Dall’esito delle elezioni regionali dell’Emilia Romagna dipendono, oltre alla tenuta del governo nazionale, anche le speranze del Pd di continuare ad essere l’ago della bilancia dello schieramento alternativo alla destra senza mai pagare prezzi in termini di contenuti programmatici. La sproporzione di forza con gli altri cespugli della sinistra ha permesso fin qui di far scattare la molla del voto utile, in particolare di fronte allo spauracchio Salvini. Comunque vada il risultato del 26 gennaio, le elezioni emiliane hanno dimostrato che l’arroganza di Bonaccini e del suo partito sono destinate a lasciare il posto alla politica.

Sabato scorso a Ravenna si è infatti svolto un partecipato e appassionato dibattito sul merito della legge urbanistica regionale, la n. 24 del dicembre 2017, la peggiore legge urbanistica regionale, fortemente voluta dal Pd con un atteggiamento di chiusura verso le ragionevoli proposte correttive che venivano dallo schieramento di comitati, associazioni e urbanisti democratici raccolti intorno a Eddyburg, del compianto Edoardo Salzano. Non ci fu nulla da fare: la legge fu approvata. Ma il dissenso è riemerso ancora più maturo e determinato durante la giornata organizzata da Ravenna in comune, storica e autorevole associazione che da anni tiene insieme tanti pezzi della sinistra.

Alle critiche verso la legge erano chiamati a rispondere i candidati di tutti gli schieramenti in corsa. Erano presenti in molti, ad eccezione del Pd, della Lega e dei 5 Stelle, a dimostrazione della riconosciuta autorevolezza dei compagni ravennati. Il fatto nuovo è che insieme a AltraER e Potere al Popolo hanno condiviso le critiche alla legge quattro schieramenti che appoggiano la rielezione dell’attuale presidente della regione: la stessa lista Bonaccini, con più cautela e sfumature degli altri, è stata comunque critica. Poi, la lista ER coraggiosa rappresentata da Silvia Prodi, consigliera regionale uscente (purtroppo non ricandidata), Europa Verde con Sauro Turroni e la lista Volt con Erblin Berisha pur appoggiando Bonaccini hanno distrutto l’impianto della legge.

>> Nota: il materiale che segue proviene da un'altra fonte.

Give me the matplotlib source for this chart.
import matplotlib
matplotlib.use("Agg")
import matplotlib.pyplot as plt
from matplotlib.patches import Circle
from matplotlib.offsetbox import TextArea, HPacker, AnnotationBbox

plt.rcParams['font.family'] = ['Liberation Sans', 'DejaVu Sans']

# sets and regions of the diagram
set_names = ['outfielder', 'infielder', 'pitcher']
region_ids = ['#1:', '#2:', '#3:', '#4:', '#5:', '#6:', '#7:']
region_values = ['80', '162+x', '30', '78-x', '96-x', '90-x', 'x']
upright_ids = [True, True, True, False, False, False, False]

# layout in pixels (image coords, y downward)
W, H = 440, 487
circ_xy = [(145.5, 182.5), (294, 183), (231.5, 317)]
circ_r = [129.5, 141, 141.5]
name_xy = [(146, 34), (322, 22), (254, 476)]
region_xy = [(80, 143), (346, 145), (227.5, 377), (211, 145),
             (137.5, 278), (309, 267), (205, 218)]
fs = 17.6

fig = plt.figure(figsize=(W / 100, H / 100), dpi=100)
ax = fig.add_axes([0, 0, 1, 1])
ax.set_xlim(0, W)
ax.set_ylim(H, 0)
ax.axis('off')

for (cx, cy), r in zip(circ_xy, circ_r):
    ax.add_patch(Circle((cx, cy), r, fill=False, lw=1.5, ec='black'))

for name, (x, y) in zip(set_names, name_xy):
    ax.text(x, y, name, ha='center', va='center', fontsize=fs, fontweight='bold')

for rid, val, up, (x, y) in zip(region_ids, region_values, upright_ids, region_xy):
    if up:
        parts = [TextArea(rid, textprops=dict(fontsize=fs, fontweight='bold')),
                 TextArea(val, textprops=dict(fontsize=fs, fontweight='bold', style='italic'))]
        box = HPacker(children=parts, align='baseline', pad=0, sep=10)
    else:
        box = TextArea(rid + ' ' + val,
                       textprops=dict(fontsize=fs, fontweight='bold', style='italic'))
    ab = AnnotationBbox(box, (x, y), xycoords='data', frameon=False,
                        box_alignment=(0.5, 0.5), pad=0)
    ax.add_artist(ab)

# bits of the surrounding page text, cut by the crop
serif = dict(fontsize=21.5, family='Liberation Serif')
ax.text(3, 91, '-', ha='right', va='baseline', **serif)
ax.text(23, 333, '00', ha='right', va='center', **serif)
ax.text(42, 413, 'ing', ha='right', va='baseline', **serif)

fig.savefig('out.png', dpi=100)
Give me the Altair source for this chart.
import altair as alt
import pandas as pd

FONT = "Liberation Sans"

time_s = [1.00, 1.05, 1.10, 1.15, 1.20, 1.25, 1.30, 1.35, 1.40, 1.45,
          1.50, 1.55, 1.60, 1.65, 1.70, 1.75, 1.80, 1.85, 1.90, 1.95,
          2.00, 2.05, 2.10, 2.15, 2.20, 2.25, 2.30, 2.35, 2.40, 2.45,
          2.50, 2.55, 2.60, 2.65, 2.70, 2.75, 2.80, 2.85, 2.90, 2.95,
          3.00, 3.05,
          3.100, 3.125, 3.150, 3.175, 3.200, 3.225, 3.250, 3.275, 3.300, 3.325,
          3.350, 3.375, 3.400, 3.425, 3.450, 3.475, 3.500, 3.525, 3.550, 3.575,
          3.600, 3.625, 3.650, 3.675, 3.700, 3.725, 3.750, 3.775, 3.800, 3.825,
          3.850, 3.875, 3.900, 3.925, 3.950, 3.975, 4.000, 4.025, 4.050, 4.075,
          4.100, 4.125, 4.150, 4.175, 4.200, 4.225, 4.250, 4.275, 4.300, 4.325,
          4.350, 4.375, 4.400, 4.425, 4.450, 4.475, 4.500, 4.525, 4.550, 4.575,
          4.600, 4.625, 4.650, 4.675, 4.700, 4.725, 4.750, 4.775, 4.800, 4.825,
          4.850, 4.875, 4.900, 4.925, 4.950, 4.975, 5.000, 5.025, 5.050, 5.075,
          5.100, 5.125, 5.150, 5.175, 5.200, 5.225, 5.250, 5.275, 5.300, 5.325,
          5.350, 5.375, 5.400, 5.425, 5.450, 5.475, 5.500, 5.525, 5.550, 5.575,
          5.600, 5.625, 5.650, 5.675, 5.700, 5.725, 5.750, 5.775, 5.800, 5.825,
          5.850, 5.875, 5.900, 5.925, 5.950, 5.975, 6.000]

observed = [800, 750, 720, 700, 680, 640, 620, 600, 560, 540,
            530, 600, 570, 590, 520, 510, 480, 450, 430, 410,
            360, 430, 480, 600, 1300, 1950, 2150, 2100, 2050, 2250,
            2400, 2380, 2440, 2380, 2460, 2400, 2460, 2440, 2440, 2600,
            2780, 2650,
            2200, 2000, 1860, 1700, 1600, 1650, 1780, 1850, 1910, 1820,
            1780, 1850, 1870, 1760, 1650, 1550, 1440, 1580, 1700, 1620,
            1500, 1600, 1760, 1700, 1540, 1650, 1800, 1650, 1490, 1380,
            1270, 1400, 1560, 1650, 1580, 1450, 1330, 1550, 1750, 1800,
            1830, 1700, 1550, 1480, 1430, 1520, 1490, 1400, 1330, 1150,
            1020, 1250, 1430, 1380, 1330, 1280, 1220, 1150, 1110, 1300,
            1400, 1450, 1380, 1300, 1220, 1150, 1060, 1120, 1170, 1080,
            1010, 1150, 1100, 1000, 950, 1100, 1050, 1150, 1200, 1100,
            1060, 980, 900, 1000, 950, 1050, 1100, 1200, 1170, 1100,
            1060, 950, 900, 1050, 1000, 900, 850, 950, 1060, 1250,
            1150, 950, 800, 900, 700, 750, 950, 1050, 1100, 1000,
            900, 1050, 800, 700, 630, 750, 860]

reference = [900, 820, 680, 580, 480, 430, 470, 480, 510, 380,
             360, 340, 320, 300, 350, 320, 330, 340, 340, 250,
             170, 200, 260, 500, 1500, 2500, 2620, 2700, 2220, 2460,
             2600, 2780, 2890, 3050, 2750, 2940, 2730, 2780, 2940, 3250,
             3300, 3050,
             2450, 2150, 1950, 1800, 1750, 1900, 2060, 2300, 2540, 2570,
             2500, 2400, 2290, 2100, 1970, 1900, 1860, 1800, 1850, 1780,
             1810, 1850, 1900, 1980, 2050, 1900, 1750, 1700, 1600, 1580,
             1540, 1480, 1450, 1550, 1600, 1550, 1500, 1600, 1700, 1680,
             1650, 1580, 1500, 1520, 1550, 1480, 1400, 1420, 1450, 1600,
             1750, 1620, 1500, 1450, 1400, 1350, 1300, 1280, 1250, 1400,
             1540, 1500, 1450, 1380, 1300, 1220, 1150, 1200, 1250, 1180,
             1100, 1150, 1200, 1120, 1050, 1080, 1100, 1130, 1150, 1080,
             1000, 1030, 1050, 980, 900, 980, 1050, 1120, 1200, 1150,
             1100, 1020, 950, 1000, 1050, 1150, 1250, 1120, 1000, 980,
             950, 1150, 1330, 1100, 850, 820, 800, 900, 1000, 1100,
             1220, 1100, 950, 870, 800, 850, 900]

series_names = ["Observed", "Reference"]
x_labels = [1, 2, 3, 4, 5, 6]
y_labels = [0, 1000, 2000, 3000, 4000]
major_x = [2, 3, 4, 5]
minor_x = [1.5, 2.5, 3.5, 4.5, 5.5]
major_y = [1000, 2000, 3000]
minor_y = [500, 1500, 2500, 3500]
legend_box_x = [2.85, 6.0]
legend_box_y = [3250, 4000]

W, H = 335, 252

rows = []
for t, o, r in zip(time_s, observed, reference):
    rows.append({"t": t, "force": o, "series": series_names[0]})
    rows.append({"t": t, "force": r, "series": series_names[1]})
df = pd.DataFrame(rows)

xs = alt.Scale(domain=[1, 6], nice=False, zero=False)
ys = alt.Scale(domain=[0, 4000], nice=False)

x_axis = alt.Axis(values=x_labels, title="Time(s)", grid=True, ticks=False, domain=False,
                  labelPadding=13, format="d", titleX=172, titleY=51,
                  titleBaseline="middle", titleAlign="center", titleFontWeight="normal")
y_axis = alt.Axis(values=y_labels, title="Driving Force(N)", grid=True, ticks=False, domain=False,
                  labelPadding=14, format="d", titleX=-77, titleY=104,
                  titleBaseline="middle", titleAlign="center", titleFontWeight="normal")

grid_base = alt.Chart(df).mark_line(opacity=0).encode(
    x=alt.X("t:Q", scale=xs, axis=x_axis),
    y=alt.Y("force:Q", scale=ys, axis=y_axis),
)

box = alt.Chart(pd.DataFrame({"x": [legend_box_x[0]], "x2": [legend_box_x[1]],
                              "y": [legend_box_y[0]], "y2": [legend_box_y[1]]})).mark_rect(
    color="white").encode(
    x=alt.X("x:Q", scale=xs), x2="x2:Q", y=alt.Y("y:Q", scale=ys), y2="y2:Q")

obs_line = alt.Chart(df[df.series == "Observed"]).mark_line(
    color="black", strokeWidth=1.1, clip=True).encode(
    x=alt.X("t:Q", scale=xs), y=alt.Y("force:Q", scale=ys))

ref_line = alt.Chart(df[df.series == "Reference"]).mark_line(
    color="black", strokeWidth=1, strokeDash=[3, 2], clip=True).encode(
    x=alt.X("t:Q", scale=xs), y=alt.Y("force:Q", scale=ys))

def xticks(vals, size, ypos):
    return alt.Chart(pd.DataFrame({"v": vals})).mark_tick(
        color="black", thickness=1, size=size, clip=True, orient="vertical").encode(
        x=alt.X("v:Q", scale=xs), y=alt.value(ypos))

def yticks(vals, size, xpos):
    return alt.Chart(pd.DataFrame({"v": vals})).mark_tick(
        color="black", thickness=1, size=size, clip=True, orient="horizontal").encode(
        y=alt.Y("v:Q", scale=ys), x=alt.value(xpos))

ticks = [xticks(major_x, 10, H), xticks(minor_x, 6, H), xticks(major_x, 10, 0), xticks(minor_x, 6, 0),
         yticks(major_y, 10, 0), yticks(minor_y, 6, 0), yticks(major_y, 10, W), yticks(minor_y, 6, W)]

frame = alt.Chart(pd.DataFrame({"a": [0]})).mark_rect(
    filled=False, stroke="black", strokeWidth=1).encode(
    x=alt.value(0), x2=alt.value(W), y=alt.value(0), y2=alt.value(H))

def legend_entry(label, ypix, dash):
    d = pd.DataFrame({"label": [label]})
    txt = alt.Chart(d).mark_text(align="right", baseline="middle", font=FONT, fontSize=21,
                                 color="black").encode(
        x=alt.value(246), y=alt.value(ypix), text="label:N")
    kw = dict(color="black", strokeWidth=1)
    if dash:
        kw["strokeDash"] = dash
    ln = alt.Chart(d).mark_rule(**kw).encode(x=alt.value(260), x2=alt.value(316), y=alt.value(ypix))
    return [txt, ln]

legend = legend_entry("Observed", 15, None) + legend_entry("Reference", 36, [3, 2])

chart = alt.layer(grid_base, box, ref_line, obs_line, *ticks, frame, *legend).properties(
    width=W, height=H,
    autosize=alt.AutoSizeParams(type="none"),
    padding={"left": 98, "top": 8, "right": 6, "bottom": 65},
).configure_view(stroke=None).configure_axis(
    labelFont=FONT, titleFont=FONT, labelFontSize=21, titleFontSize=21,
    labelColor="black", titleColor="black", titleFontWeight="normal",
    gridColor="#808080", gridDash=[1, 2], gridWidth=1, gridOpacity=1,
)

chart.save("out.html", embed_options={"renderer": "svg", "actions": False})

Un brutto campanello d’allarme per il Pd che dovrà dunque affrontare sin da subito gli opportuni cambiamenti di una legge indecente. Per comprendere il baratro in cui è stata fatta piombare la cultura regionale, basta citare i due cardini della legge. I piani urbanistici comunali si costruiscono sulla base delle richieste che provengono dalla proprietà fondiaria (art. 4). Stiamo parlando, come noto, di una regione ricca e sviluppata, piena di aziende produttive di eccellenza che esportano nel mondo. Segno evidente che l’urbanistica pubblica ha saputo garantire 50 anni di buon governo del territorio. Si è deciso di passare alla fase delle speculazioni anche sulle aree agricole. Dalla produzione alla speculazione, verrebbe da dire.

Il secondo punto riguarda il fatto che per far ripartire l’edilizia si puntano tutte le carte su generosi incrementi di volumetria per i privati che demoliscono e ricostruiscono immobili. Non è la collettività che decide dove intervenire, ma è la proprietà a disegnare il futuro delle città. Insomma, la legge urbanistica Bonaccini ha mutato l’urbanistica pubblica che con Pierluigi Cervellati aveva reso famosa nel mondo l’esperienza del recupero del centro storico di Bologna, nella peggiore legge neoliberista in vigore in Italia. Scherzi amari dell’involuzione culturale del Pd che, come dimostra l’evento di Ravenna, ha mostrato la corda e dovrà essere rivista a partire dal 27 gennaio.